Surrender to life of crime and fantasy

THE sun is shining, the children are on holiday and hopefully there will be some lovely days ahead for play and relaxing, and the best way to relax in my book is with a great holiday read. So which authors do the team at Waterstones Morpeth recommend as great holiday reads.

Jonny and Heather love Lee Child’s Jack Reacher novels.

Starting with The Killing Floor, Lee Child has made this series fast and dynamic, which draws you in for a high octane read.

Jack Reacher is a highly decorated former military police major, who since leaving the army has drifted across the USA with only money and his trusty foldable toothbrush in tow.

A warning should come with the Reacher novels as they are highly addictive with fans all over the world waiting with baited breath for the next in the series, A Wanted Man (out August 30), which carries on from where Worth Dying For left off.

Alison is planning to start George R. R. Martin’s Song of Ice and Fire series.

The first of this series, Game of Thrones, came out in 1996, but since its TV debut in 2011 a whole new readership has been introduced to the Seven Kingdoms, where war and catastrophe has reigned supreme as the high born families fight for power and the Iron Throne.

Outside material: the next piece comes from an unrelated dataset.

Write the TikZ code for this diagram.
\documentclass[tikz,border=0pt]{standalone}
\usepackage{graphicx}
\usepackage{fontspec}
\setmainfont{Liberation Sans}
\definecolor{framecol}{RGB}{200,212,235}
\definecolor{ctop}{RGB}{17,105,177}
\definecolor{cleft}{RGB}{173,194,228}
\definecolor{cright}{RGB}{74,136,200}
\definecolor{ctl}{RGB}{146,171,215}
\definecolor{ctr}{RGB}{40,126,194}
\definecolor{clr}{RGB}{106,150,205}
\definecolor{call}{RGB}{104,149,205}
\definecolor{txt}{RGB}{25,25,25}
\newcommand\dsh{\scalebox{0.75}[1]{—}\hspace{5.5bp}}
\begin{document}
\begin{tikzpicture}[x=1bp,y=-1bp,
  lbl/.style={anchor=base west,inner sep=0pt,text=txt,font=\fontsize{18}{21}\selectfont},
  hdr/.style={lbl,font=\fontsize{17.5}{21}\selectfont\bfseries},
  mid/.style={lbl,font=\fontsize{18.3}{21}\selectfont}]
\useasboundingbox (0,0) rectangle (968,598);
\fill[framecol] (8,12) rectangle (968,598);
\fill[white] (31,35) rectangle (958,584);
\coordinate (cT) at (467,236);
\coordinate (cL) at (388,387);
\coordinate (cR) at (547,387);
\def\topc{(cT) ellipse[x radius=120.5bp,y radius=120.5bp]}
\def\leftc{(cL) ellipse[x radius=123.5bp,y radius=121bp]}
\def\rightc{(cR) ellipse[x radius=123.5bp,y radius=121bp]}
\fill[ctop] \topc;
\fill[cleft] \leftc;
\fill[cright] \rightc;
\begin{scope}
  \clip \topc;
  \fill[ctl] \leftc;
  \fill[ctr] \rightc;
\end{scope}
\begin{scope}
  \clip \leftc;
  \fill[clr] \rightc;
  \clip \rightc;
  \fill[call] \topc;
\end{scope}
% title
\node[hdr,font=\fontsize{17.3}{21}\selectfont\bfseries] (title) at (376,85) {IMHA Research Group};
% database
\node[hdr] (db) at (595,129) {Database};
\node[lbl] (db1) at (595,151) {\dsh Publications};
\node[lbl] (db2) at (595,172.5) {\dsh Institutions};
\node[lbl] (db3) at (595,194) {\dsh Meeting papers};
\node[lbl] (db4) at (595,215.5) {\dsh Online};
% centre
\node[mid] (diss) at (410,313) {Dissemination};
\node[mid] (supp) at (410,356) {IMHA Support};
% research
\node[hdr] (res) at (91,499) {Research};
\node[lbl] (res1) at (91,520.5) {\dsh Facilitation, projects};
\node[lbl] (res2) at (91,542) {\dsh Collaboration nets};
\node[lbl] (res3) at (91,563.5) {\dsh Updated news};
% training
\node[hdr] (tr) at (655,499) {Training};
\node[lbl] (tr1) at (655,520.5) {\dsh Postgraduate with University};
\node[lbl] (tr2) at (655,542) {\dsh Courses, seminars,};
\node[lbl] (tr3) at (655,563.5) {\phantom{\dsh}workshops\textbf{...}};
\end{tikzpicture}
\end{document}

With six novels so far in the series this is a colossal read which will have you ‘chomping at the bit’ for the next instalment.

Connie has discovered Kevin Hearne’s The Iron Druid’s Chronicles, which is a great urban fantasy series featuring Atticus O’Sullivan, a druid who is holed up in the Arizona desert running an occult bookshop with his Irish wolfhound Oberon for company.

Fans of Jim Butcher’s The Dresden Files will love this series. Connie can’t wait until November 29 for the next in the series.

Jo and Caroline loved Richard Ford’s Canada.

The opening paragraph hooks you with the line: “First, I’ll tell about the robbery our parents committed. Then about the murders, which happened later.”

From this opening line we follow Dell Parsons, a studious boy who dreams of keeping bees and joining the chess club until the fateful day when his parents decide to rob a bank.

Beautifully crafted, showing humanity’s failings and frailties, this is a novel of observation and characterisation.

It wouldn’t surprise us to see this being nominated for numerous awards. Stunning.